Definition of Lead Aggregator
A company that purchases leads from publishers monetizing through lead generation strategies and sells them to the ultimate users of the leads.
Lead Aggregator in Depth
A lead aggregator is relevant to sites that monetize their traffic by attempting to capture certain contact information about its visitors. For example, a site that collects information about visitors who are interested in making a real estate purchase is generating assets that can be very valuable to certain companies or professionals (in this example, realtors or real estate firms).

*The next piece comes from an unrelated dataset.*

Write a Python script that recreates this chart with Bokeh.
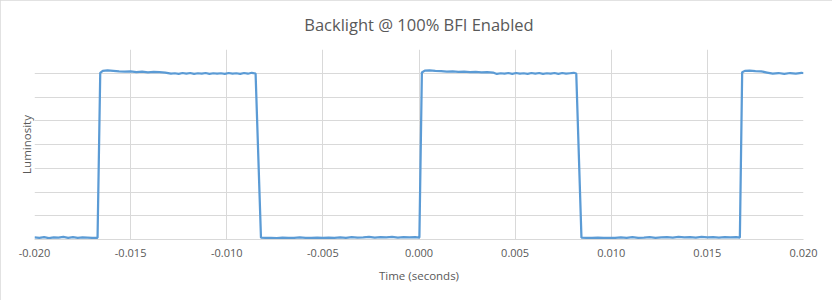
from bokeh.plotting import figure
from bokeh.models import FixedTicker, PrintfTickFormatter, Range1d
from bokeh.embed import file_html
from bokeh.resources import INLINE

# ---- data (time in seconds, luminosity in arbitrary units) ----
title_text = "Backlight @ 100% BFI Enabled"
x_ticks = [-0.020, -0.015, -0.010, -0.005, 0.000, 0.005, 0.010, 0.015, 0.020]
y_grid = [0, 1, 2, 3, 4, 5, 6, 7, 8]

low1_t = [-0.02000, -0.01975, -0.01950, -0.01925, -0.01900, -0.01875, -0.01850,
          -0.01825, -0.01800, -0.01775, -0.01750, -0.01725, -0.01700, -0.01672]
low1_y = [0.09, 0.07, 0.10, 0.06, 0.09, 0.08, 0.11, 0.07, 0.10, 0.07, 0.09, 0.08, 0.07, 0.07]

high1_t = [-0.01658, -0.01645, -0.01620, -0.01590, -0.01560, -0.01530, -0.01500, -0.01470,
           -0.01440, -0.01410, -0.01380, -0.01350, -0.01320, -0.01290, -0.01270, -0.01250,
           -0.01230, -0.01210, -0.01190, -0.01170, -0.01150, -0.01130, -0.01110, -0.01090,
           -0.01070, -0.01050, -0.01030, -0.01010, -0.00990, -0.00970, -0.00950, -0.00930,
           -0.00910, -0.00890, -0.00870, -0.00850]
high1_y = [7.02, 7.10, 7.12, 7.10, 7.08, 7.07, 7.08, 7.05, 7.07, 7.04, 7.06, 7.05,
           7.03, 6.98, 7.00, 6.97, 7.01, 6.98, 7.01, 6.97, 7.00, 6.98, 7.01, 6.97,
           7.00, 6.98, 7.00, 6.97, 7.01, 6.98, 7.00, 6.97, 7.01, 6.98, 7.02, 6.99]

low2_t = [-0.00822, -0.00800, -0.00770, -0.00740, -0.00710, -0.00680, -0.00650, -0.00620,
          -0.00590, -0.00560, -0.00530, -0.00500, -0.00470, -0.00440, -0.00410, -0.00380,
          -0.00350, -0.00320, -0.00290, -0.00260, -0.00230, -0.00200, -0.00170, -0.00140,
          -0.00110, -0.00080, -0.00050, -0.00020, 0.00002]
low2_y = [0.08, 0.07, 0.07, 0.06, 0.08, 0.07, 0.07, 0.09, 0.07, 0.07, 0.08, 0.07, 0.08,
          0.07, 0.09, 0.07, 0.10, 0.08, 0.09, 0.11, 0.08, 0.10, 0.09, 0.11, 0.08, 0.10,
          0.09, 0.10, 0.08]

high2_t = [0.00015, 0.00030, 0.00055, 0.00085, 0.00115, 0.00145, 0.00175, 0.00205,
           0.00235, 0.00265, 0.00295, 0.00325, 0.00355, 0.00385, 0.00405, 0.00425,
           0.00445, 0.00465, 0.00485, 0.00505, 0.00525, 0.00545, 0.00565, 0.00585,
           0.00605, 0.00625, 0.00645, 0.00665, 0.00685, 0.00705, 0.00725, 0.00745,
           0.00765, 0.00785, 0.00805, 0.00818]
high2_y = [7.03, 7.11, 7.12, 7.10, 7.09, 7.07, 7.08, 7.06, 7.07, 7.05, 7.06, 7.04,
           7.05, 7.03, 6.97, 7.00, 6.98, 7.01, 6.97, 7.01, 6.98, 7.00, 6.97, 7.01,
           6.98, 7.01, 6.97, 7.00, 6.98, 7.01, 6.97, 7.01, 6.98, 7.00, 7.02, 6.99]

low3_t = [0.00845, 0.00870, 0.00900, 0.00930, 0.00960, 0.00990, 0.01020, 0.01050,
          0.01080, 0.01110, 0.01140, 0.01170, 0.01200, 0.01230, 0.01260, 0.01290,
          0.01320, 0.01350, 0.01380, 0.01410, 0.01440, 0.01470, 0.01500, 0.01530,
          0.01560, 0.01590, 0.01620, 0.01650, 0.01669]
low3_y = [0.08, 0.07, 0.07, 0.08, 0.07, 0.07, 0.07, 0.09, 0.07, 0.10, 0.07, 0.08, 0.10,
          0.07, 0.09, 0.10, 0.08, 0.11, 0.09, 0.10, 0.08, 0.11, 0.09, 0.10, 0.08, 0.10,
          0.09, 0.10, 0.08]

high3_t = [0.01681, 0.01695, 0.01720, 0.01750, 0.01780, 0.01810, 0.01840, 0.01870,
           0.01900, 0.01930, 0.01960, 0.01990, 0.02000]
high3_y = [7.04, 7.10, 7.11, 7.09, 7.08, 7.03, 6.98, 7.01, 6.97, 7.01, 6.98, 7.02, 7.00]

time_s = low1_t + high1_t + low2_t + high2_t + low3_t + high3_t
luminosity = low1_y + high1_y + low2_y + high2_y + low3_y + high3_y

# ---- figure ----
FONT = "Open Sans"
TXT = "#595959"
GRID = "#D9D9D9"

p = figure(width=832, height=300, output_backend="svg", toolbar_location=None,
           x_range=Range1d(-0.02, 0.02), y_range=Range1d(0, 8),
           min_border_left=34, min_border_right=29, min_border_top=49, min_border_bottom=61,
           title=title_text)
p.styles = {"outline": "1px solid #D9D9D9", "outline-offset": "-1px"}
p.outline_line_color = None
p.background_fill_color = "white"
p.border_fill_color = "white"

p.title.align = "center"
p.title.vertical_align = "top"
p.title.text_font = FONT
p.title.text_font_size = "16.5px"
p.title.text_font_style = "normal"
p.title.text_color = TXT
p.title.standoff = 23

p.line(time_s, luminosity, line_color="#5B9BD5", line_width=2.25)

p.xaxis.ticker = FixedTicker(ticks=x_ticks)
p.xaxis.formatter = PrintfTickFormatter(format="%.3f")
p.xaxis.axis_label = "Time (seconds)"
p.xaxis.axis_line_color = GRID
p.xaxis.major_tick_line_color = None
p.xaxis.minor_tick_line_color = None
p.xaxis.major_tick_out = 0
p.xaxis.major_tick_in = 0
p.xaxis.major_label_standoff = 9
p.xaxis.axis_label_standoff = 8
p.xaxis.major_label_text_font = FONT
p.xaxis.major_label_text_font_size = "11px"
p.xaxis.major_label_text_color = TXT
p.xaxis.axis_label_text_font = FONT
p.xaxis.axis_label_text_font_size = "11.5px"
p.xaxis.axis_label_text_font_style = "normal"
p.xaxis.axis_label_text_color = TXT

p.yaxis.ticker = FixedTicker(ticks=[])
p.yaxis.axis_label = "Luminosity"
p.yaxis.axis_line_color = None
p.yaxis.major_tick_line_color = None
p.yaxis.minor_tick_line_color = None
p.yaxis.major_tick_out = 0
p.yaxis.major_tick_in = 0
p.yaxis.axis_label_standoff = 1
p.yaxis.axis_label_text_font = FONT
p.yaxis.axis_label_text_font_size = "11.5px"
p.yaxis.axis_label_text_font_style = "normal"
p.yaxis.axis_label_text_color = TXT

p.xgrid.ticker = FixedTicker(ticks=x_ticks)
p.ygrid.ticker = FixedTicker(ticks=y_grid)
p.xgrid.grid_line_color = GRID
p.ygrid.grid_line_color = GRID

open("out.html", "w").write(file_html(p, INLINE))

For publishers generating a small quantity of leads, it may be challenging to find buyers. Many large buyers of leads are interested in purchasing in bulk from known partners. Lead aggregators can provide liquidity to these smaller partners by purchasing their leads, and then packaging them for re-sale to major buyers. In an effort to avoid administrative work as well as falling victim to fraud, many buyers of leads will prefer to work with a small number of lead sellers whom they are able to trust.

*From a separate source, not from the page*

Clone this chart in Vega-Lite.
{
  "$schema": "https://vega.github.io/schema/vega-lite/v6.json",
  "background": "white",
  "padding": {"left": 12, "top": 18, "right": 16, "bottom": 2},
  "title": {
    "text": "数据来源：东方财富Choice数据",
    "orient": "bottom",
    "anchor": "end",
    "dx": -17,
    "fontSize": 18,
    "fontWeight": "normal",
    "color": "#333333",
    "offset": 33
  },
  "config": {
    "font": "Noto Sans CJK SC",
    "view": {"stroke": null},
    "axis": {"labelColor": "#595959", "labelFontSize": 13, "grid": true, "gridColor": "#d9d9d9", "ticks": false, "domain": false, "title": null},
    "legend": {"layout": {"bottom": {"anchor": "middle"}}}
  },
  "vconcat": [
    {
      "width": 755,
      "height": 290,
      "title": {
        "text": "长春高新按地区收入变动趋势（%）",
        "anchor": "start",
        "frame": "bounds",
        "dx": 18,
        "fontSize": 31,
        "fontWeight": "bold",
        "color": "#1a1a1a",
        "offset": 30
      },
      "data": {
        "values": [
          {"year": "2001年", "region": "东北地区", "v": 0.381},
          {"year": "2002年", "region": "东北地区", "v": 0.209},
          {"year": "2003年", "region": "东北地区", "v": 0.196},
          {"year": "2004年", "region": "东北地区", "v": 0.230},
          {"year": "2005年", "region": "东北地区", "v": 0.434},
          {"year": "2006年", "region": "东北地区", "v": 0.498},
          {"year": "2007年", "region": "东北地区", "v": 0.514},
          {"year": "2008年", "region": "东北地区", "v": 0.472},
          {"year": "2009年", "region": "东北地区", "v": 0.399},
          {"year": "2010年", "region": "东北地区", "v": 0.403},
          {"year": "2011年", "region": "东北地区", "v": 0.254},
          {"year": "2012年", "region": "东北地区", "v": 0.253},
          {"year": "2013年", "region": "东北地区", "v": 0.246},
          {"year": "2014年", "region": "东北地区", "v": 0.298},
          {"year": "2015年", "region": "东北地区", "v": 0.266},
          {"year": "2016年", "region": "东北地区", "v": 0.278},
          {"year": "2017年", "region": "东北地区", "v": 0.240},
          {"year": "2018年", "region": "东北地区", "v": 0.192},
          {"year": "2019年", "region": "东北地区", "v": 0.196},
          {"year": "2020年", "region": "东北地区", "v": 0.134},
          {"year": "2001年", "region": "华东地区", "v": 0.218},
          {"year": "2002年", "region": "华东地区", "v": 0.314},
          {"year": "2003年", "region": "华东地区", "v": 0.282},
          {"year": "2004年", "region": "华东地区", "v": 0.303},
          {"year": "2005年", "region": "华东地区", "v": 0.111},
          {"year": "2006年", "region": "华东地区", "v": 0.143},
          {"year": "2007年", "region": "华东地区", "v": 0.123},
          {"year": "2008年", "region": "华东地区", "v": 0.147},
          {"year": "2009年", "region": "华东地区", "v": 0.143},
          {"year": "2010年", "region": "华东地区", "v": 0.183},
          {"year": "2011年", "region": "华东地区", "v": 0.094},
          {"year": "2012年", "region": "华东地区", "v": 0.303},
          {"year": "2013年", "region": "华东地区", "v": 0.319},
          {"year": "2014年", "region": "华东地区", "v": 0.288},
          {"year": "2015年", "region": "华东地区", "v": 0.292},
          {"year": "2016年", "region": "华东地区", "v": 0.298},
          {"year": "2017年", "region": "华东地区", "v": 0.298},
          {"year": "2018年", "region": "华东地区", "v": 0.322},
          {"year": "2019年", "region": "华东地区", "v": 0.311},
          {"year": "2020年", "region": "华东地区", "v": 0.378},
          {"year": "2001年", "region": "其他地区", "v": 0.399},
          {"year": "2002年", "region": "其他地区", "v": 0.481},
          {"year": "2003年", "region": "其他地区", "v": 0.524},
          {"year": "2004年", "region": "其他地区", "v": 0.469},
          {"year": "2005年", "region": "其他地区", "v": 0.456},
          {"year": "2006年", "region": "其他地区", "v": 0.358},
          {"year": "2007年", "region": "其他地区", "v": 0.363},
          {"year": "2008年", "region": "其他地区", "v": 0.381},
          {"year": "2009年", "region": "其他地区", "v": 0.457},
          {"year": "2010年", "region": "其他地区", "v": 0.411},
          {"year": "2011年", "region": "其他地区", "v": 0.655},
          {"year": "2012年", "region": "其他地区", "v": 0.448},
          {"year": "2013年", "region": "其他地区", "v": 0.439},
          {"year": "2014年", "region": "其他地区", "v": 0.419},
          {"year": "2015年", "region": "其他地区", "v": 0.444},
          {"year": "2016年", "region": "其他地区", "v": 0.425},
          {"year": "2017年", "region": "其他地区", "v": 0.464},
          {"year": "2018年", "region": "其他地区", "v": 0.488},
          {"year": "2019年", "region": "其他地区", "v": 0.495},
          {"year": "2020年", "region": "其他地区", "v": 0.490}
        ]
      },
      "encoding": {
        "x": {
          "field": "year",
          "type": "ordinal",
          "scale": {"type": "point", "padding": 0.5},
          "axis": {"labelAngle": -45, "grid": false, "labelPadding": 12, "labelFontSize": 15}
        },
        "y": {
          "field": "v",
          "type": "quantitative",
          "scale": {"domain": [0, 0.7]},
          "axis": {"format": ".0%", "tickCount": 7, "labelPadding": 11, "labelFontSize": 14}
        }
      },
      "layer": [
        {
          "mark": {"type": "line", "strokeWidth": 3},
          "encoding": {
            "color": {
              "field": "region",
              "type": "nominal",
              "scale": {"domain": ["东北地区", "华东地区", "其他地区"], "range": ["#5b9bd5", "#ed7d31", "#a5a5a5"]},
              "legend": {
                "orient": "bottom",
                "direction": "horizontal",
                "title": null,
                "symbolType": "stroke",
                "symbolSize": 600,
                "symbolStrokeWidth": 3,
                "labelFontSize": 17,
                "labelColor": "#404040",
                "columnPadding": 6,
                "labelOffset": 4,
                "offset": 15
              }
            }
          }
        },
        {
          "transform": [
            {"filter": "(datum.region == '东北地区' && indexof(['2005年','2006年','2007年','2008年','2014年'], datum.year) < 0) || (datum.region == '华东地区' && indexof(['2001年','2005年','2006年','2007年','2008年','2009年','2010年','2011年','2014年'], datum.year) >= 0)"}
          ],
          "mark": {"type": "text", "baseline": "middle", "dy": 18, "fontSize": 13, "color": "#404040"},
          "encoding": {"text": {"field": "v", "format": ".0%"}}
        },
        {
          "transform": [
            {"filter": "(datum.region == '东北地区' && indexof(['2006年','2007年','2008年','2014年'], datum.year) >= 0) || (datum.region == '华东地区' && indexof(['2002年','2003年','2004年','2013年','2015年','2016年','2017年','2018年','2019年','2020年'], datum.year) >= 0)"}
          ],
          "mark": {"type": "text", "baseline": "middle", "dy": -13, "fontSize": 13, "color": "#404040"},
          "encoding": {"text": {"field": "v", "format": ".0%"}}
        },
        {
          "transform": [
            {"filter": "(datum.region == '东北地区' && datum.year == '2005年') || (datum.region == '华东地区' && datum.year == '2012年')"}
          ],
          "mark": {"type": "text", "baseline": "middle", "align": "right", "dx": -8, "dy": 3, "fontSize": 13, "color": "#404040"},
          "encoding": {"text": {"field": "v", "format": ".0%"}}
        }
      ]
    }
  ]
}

A lead aggregator is the equivalent of a display ad network; it is a “middleman” that essentially matches up publishers with buyers of leads. In addition to providing liquidity (i.e., purchasing leads) aggregators will often bring technology solutions to the table. This may simplify the process of capturing, scrubbing, and selling leads for many publishers.
Benefits of Going Direct
Ideally, publishers who are monetizing via lead generation would be selling leads directly to companies interested in reaching their audience. This is similar to display ad monetization; publisher who are able to establish direct relationships can cut out the ad networks and keep a higher percentage of revenue for themselves.

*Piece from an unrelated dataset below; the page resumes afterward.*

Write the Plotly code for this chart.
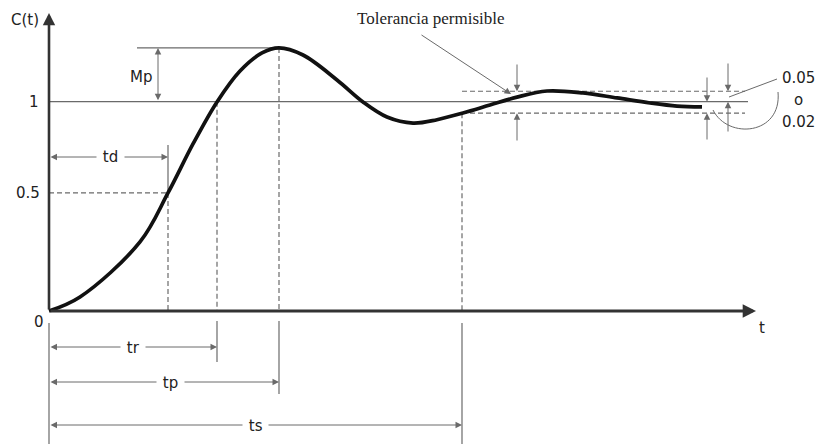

Display ad networks make money via a revenue split that sends a portion of the advertiser spend to them. There is no explicit revenue split employed by lead aggregators; instead, these companies will typically mark up the price of leads purchased from publishers. For example, a lead purchased by an aggregator for $8 may be sold for $10.
Still, there is an opportunity for publishers who are able to “go direct” to keep more revenue for themselves. In the example above, a direct relationship with the lead buyer would enable them to sell leads for $10 each instead of $8.